### PROVIDED DATA
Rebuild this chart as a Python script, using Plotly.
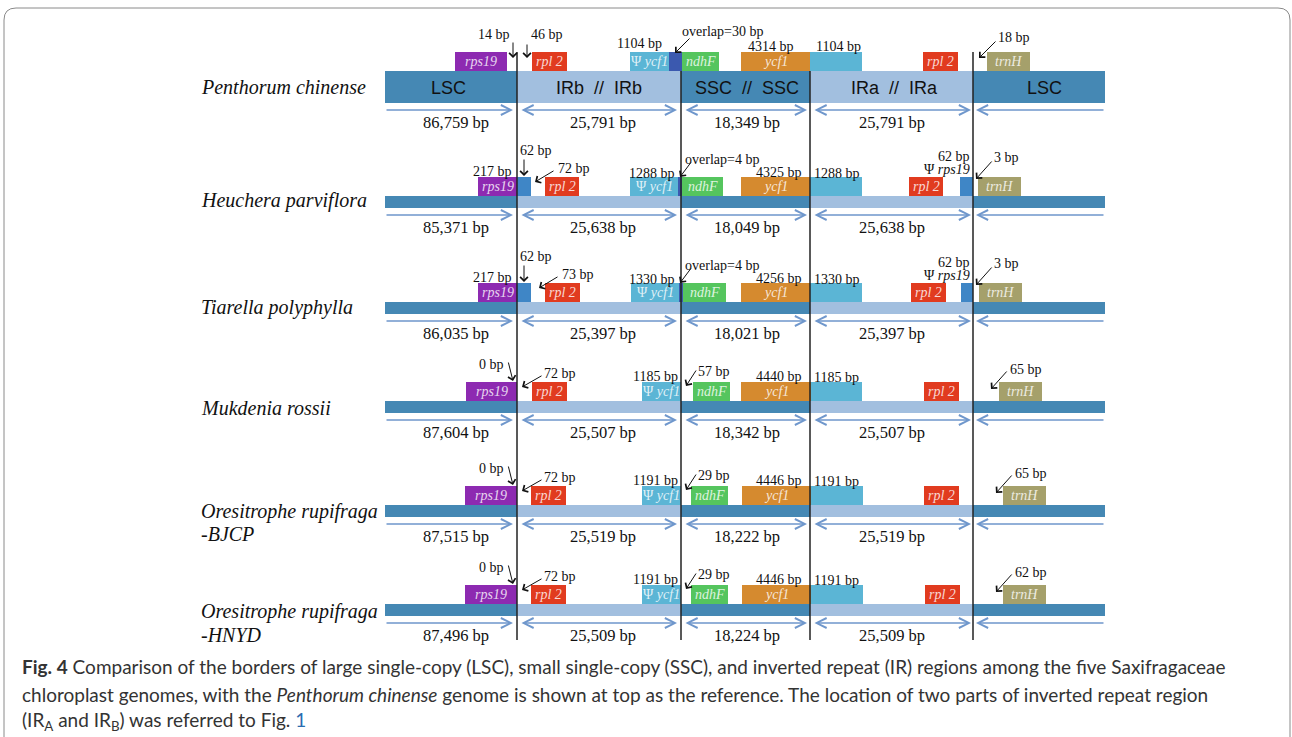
import plotly.graph_objects as go

# ---------------- data ----------------
species = ["Penthorum chinense", "Heuchera parviflora", "Tiarella polyphylla",
           "Mukdenia rossii", "Oresitrophe rupifraga|-BJCP", "Oresitrophe rupifraga|-HNYD"]
lsc_bp = [86759, 85371, 86035, 87604, 87515, 87496]
irb_bp = [25791, 25638, 25397, 25507, 25519, 25509]
ssc_bp = [18349, 18049, 18021, 18342, 18222, 18224]
ira_bp = [25791, 25638, 25397, 25507, 25519, 25509]
rps19_bp = [14, 217, 217, 0, 0, 0]            # rps19 distance / part in LSC at JLB
rps19_ir_bp = [None, 62, 62, None, None, None]  # rps19 part in IRb (and Ψrps19 in IRa)
rpl2_bp = [46, 72, 73, 72, 72, 72]
ycf1_ir_bp = [1104, 1288, 1330, 1185, 1191, 1191]
ndhF_bp = [-30, -4, -4, 57, 29, 29]            # negative = overlap with Ψycf1
ycf1_ssc_bp = [4314, 4325, 4256, 4440, 4446, 4446]
trnH_bp = [18, 3, 3, 65, 65, 62]
region_names = ["LSC", "IRb&nbsp;&nbsp;//&nbsp;&nbsp;IRb", "SSC&nbsp;&nbsp;//&nbsp;&nbsp;SSC",
                "IRa&nbsp;&nbsp;//&nbsp;&nbsp;IRa", "LSC"]

caption = [
    "<b>Fig. 4</b> Comparison of the borders of large single-copy (LSC), small single-copy (SSC), "
    "and inverted repeat (IR) regions among the five Saxifragaceae",
    "chloroplast genomes, with the <i>Penthorum chinense</i> genome is shown at top as the reference. "
    "The location of two parts of inverted repeat region",
    "(IR<sub>A</sub> and IR<sub>B</sub>) was referred to Fig. <span style='color:#2B6CB0'>1</span>",
]

# ---------------- layout (positions / styles) ----------------
W, H = 1292, 737
XB = [385, 517, 681, 810, 973, 1105]          # bar start, JLB, JSB, JSA, JLA, bar end
bar_top = [71, 196, 302, 401, 505, 604]
bar_h = [32, 12, 12, 12, 12, 12]
GENE_H = 19
name_y = [[87], [200], [307], [408], [511, 534], [611, 635]]

SERIF = "Liberation Serif, Times New Roman, serif"
SANS = "Liberation Sans, Arial, sans-serif"
DARK = "#4588B4"
LIGHT = "#A2BFDF"
ARROW_C = "#6F97CC"

gene_style = {
    "rps19": ("#8D2AB1", "<i>rps19</i>"),
    "rps19x": ("#3F86C6", ""),
    "rpl2": ("#E13B1F", "<i>rpl 2</i>"),
    "ycf1p": ("#5BB5D5", "Ψ <i>ycf1</i>"),
    "ovl": ("#3B59AF", ""),
    "ndhF": ("#55C55E", "<i>ndhF</i>"),
    "ycf1": ("#D58A2F", "<i>ycf1</i>"),
    "ycf1b": ("#5BB5D5", ""),
    "trnH": ("#A5A06B", "<i>trnH</i>"),
}

genes = [
    [("rps19", 455, 507), ("rpl2", 532, 567), ("ycf1p", 630, 669), ("ovl", 669, 682),
     ("ndhF", 682, 719), ("ycf1", 741, 810), ("ycf1b", 810, 862), ("rpl2", 923, 958),
     ("trnH", 987, 1030)],
    [("rps19", 478, 517), ("rps19x", 517, 531), ("rpl2", 545, 579), ("ycf1p", 630, 678),
     ("ovl", 678, 682), ("ndhF", 682, 723), ("ycf1", 741, 810), ("ycf1b", 810, 862),
     ("rpl2", 909, 943), ("rps19x", 960, 973), ("trnH", 978, 1021)],
    [("rps19", 478, 517), ("rps19x", 517, 531), ("rpl2", 545, 580), ("ycf1p", 631, 679),
     ("ovl", 679, 683), ("ndhF", 683, 726), ("ycf1", 741, 810), ("ycf1b", 810, 862),
     ("rpl2", 911, 946), ("rps19x", 961, 973), ("trnH", 979, 1022)],
    [("rps19", 466, 517), ("rpl2", 532, 567), ("ycf1p", 642, 681), ("ndhF", 693, 730),
     ("ycf1", 741, 811), ("ycf1b", 811, 862), ("rpl2", 924, 959), ("trnH", 999, 1042)],
    [("rps19", 465, 517), ("rpl2", 531, 566), ("ycf1p", 642, 681), ("ndhF", 691, 728),
     ("ycf1", 742, 811), ("ycf1b", 811, 863), ("rpl2", 924, 959), ("trnH", 1003, 1046)],
    [("rps19", 465, 517), ("rpl2", 531, 566), ("ycf1p", 642, 681), ("ndhF", 691, 728),
     ("ycf1", 742, 811), ("ycf1b", 811, 863), ("rpl2", 925, 960), ("trnH", 1003, 1046)],
]

len_x = [456, 603, 747, 892]


def bp(v):
    return f"{v} bp"


def ndhf_text(v):
    return f"overlap={-v} bp" if v < 0 else f"{v} bp"


shapes = []
ann = []


def rect(x0, x1, y0, y1, color):
    shapes.append(dict(type="rect", xref="x", yref="y", x0=x0, x1=x1, y0=y0, y1=y1,
                       fillcolor=color, line=dict(width=0), layer="above"))


def txt(x, y, s, anchor="center", size=14, family=SERIF, color="#111"):
    ann.append(dict(x=x, y=y, xref="x", yref="y", text=s, showarrow=False,
                    xanchor=anchor, yanchor="middle",
                    font=dict(family=family, size=size, color=color)))


def arrow(x0, y0, x1, y1, color="#111", head=4, size=1.5, width=1.0, side="end"):
    ann.append(dict(x=x1, y=y1, ax=x0, ay=y0, xref="x", yref="y", axref="x", ayref="y",
                    text="", showarrow=True, arrowhead=head, arrowsize=size,
                    arrowwidth=width, arrowcolor=color, arrowside=side,
                    startarrowhead=head, startarrowsize=size, standoff=0, startstandoff=0))


# ---- bars, genes, length arrows ----
for r in range(6):
    T, h = bar_top[r], bar_h[r]
    cols = [DARK, LIGHT, DARK, LIGHT, DARK]
    for i in range(5):
        rect(XB[i], XB[i + 1], T, T + h, cols[i])
    for key, x0, x1 in genes[r]:
        col, lab = gene_style[key]
        rect(x0, x1, T - GENE_H, T, col)
        if lab:
            txt((x0 + x1) / 2, T - GENE_H / 2, lab, size=14, color="rgba(255,255,255,0.82)")
    ya = T + h + 7
    arrow(XB[0], ya, XB[1] - 4, ya, color=ARROW_C, head=5, size=1.4, width=1.4)
    arrow(XB[1] + 3, ya, XB[2] - 4, ya, color=ARROW_C, head=5, size=1.4, width=1.4, side="end+start")
    arrow(XB[2] + 3, ya, XB[3] - 3, ya, color=ARROW_C, head=5, size=1.4, width=1.4, side="end+start")
    arrow(XB[3] + 3, ya, XB[4] - 2, ya, color=ARROW_C, head=5, size=1.4, width=1.4, side="end+start")
    arrow(XB[5], ya, XB[4] + 3, ya, color=ARROW_C, head=5, size=1.4, width=1.4)
    yt = T + h + 19
    for v, x in zip([lsc_bp[r], irb_bp[r], ssc_bp[r], ira_bp[r]], len_x):
        txt(x, yt, f"{v:,} bp", size=16.5)
    # species name
    parts = species[r].split("|")
    for p, yy in zip(parts, name_y[r]):
        txt(199, yy, f"<i>{p}</i>", anchor="left", size=20)

# region names in first bar
for s, x in zip(region_names, [448, 599, 747, 894, 1044]):
    txt(x, 88, s, size=18, family=SANS, color="#111")

# ---- border labels ----
# row 0
txt(512, 34, bp(rps19_bp[0]), "right")
txt(529, 34, bp(rpl2_bp[0]), "left")
txt(639, 43, bp(ycf1_ir_bp[0]))
txt(680, 31, ndhf_text(ndhF_bp[0]), "left")
txt(771, 46, bp(ycf1_ssc_bp[0]))
txt(838, 46, bp(ycf1_ir_bp[0]))
txt(996, 37, bp(trnH_bp[0]), "left")
arrow(513, 41, 513, 58)
arrow(527, 43, 527, 58)
arrow(691, 37, 675, 53)
arrow(997, 40, 979, 58)

# rows 1-2
for r, rplx in [(1, 556), (2, 560)]:
    T = bar_top[r]
    txt(514, T - 25, bp(rps19_bp[r]), "right")
    txt(518, T - 46, bp(rps19_ir_bp[r]), "left")
    txt(rplx, T - 28, bp(rpl2_bp[r]), "left")
    txt(652, T - 23, bp(ycf1_ir_bp[r]))
    txt(683, T - 37, ndhf_text(ndhF_bp[r]), "left")
    txt(779, T - 24, bp(ycf1_ssc_bp[r]))
    txt(837, T - 23, bp(ycf1_ir_bp[r]))
    txt(972, T - 40, bp(rps19_ir_bp[r]), "right")
    txt(972, T - 27, "Ψ <i>rps19</i>", "right")
    txt(992, T - 39, bp(trnH_bp[r]), "left")
    arrow(524, T - 38, 524, T - 20)
    arrow(rplx - 1, T - 26, rplx - 21, T - 14)
    arrow(692, T - 35, 680, T - 19)
    arrow(993, T - 36, 976, T - 17)

# rows 3-5
for r, tx in [(3, 1008), (4, 1013), (5, 1013)]:
    T = bar_top[r]
    txt(506, T - 37, bp(rps19_bp[r]), "right")
    arrow(508, T - 40, 513, T - 20)
    txt(542, T - 28, bp(rpl2_bp[r]), "left")
    arrow(543, T - 26, 522, T - 14)
    txt(655, T - 25, bp(ycf1_ir_bp[r]))
    txt(696, T - 30, ndhf_text(ndhF_bp[r]), "left")
    arrow(697, T - 32, 686, T - 15)
    txt(779, T - 24.5, bp(ycf1_ssc_bp[r]))
    txt(836.5, T - 24, bp(ycf1_ir_bp[r]))
    txt(tx, T - 32, bp(trnH_bp[r]), "left")
    arrow(tx, T - 31, tx - 17, T - 12)

# ---- junction lines ----
for x, y0 in zip(XB[1:5], [52, 71, 71, 52]):
    shapes.append(dict(type="line", xref="x", yref="y", x0=x, x1=x, y0=y0, y1=640,
                       line=dict(color="#222", width=1.5), layer="above"))

# ---- border box ----
shapes.append(dict(type="path", xref="x", yref="y",
                   path="M 4,737 L 4,20 Q 4,8 16,8 L 1278,8 Q 1290,8 1290,20 L 1290,737",
                   line=dict(color="#8a8a8a", width=1), layer="below"))

# ---- caption ----
for line, yy in zip(caption, [666, 694, 721]):
    ann.append(dict(x=20, y=yy, xref="x", yref="y", text=line, showarrow=False,
                    xanchor="left", yanchor="middle",
                    font=dict(family="Lato, Roboto, sans-serif", size=19, color="#333")))

fig = go.Figure()
fig.update_layout(
    width=W, height=H, margin=dict(l=0, r=0, t=0, b=0),
    paper_bgcolor="white", plot_bgcolor="white",
    xaxis=dict(range=[0, W], visible=False, fixedrange=True),
    yaxis=dict(range=[H, 0], visible=False, fixedrange=True),
    shapes=shapes, annotations=ann, showlegend=False,
)
fig.write_html("out.html", config={"displayModeBar": False},
               post_script="document.body.style.margin='0';document.body.style.overflow='hidden';")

### TASK DIRECTIONS
Skip the pictures and restate exactly the lines from the beginning of the listing to the line with "import plotly.graph_objects as go", that line included.

### FINAL RESULT
Rebuild this chart as a Python script, using Plotly.
import plotly.graph_objects as go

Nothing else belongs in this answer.